**What to do**.
Return all lines that include the string "code".

**Extracted entries**.
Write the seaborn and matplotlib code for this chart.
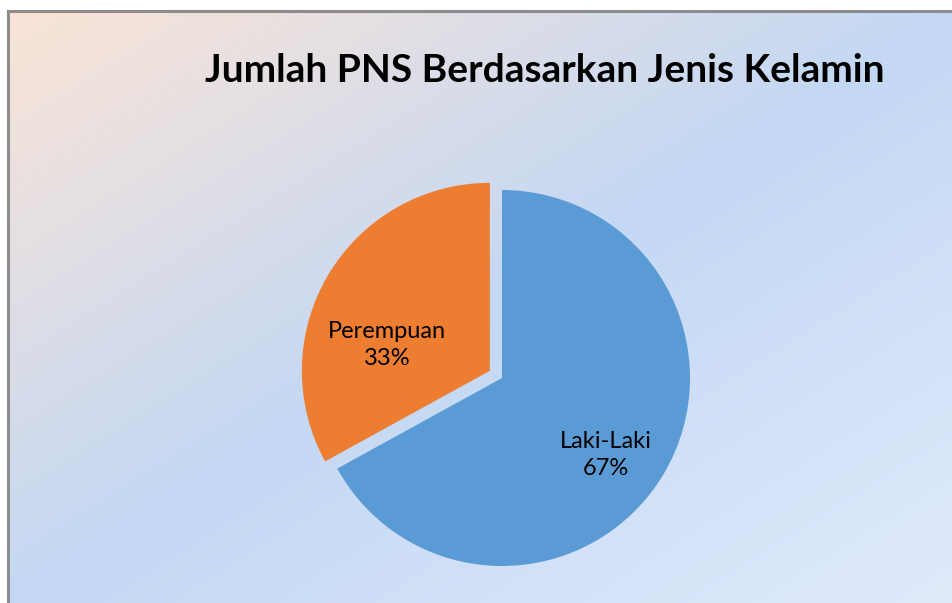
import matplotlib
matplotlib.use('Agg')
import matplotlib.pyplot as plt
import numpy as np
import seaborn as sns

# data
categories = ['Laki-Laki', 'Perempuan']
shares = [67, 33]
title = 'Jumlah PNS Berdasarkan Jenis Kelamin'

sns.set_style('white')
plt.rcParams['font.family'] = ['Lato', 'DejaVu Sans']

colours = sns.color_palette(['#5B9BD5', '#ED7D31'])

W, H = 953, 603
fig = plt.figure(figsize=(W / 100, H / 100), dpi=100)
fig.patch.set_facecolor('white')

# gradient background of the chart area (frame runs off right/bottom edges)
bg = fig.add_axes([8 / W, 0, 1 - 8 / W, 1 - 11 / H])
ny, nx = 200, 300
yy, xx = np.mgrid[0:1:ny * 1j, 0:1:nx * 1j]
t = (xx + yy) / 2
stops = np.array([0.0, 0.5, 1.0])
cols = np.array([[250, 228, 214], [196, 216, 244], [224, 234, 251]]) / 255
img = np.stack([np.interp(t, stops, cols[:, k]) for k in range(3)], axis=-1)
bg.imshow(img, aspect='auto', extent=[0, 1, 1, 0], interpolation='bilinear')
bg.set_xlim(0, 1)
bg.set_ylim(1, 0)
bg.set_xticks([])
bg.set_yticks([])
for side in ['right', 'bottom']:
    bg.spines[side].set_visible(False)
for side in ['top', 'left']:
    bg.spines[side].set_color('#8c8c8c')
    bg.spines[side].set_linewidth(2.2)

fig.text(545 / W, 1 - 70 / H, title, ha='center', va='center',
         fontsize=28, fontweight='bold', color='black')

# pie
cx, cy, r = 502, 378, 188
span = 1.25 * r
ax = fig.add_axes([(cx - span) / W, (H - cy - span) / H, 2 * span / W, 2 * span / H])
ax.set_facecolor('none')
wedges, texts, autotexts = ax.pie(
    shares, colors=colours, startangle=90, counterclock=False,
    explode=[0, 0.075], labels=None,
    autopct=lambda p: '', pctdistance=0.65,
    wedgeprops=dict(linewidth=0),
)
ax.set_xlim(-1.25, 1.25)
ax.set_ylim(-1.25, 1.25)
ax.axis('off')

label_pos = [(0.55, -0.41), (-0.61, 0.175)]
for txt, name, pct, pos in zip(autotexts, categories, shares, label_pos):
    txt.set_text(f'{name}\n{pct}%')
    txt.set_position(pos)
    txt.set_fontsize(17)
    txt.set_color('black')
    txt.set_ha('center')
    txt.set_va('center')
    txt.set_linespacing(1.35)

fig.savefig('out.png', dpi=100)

* * *

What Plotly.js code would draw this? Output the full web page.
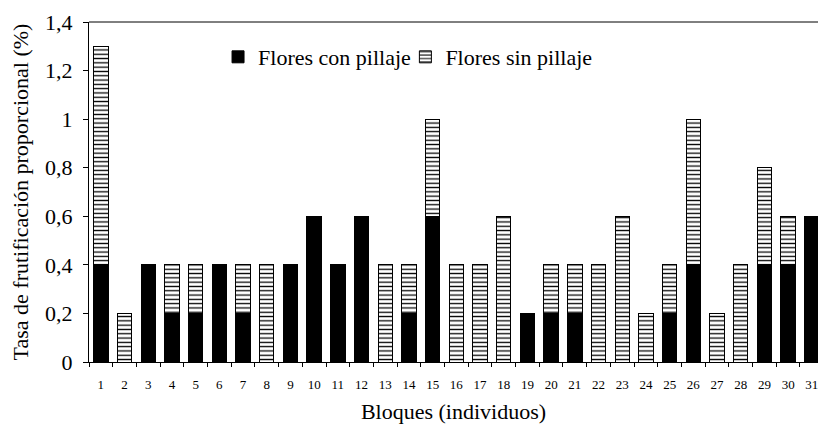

**Written response**.
Write the seaborn and matplotlib code for this chart.
What Plotly.js code would draw this? Output the full web page.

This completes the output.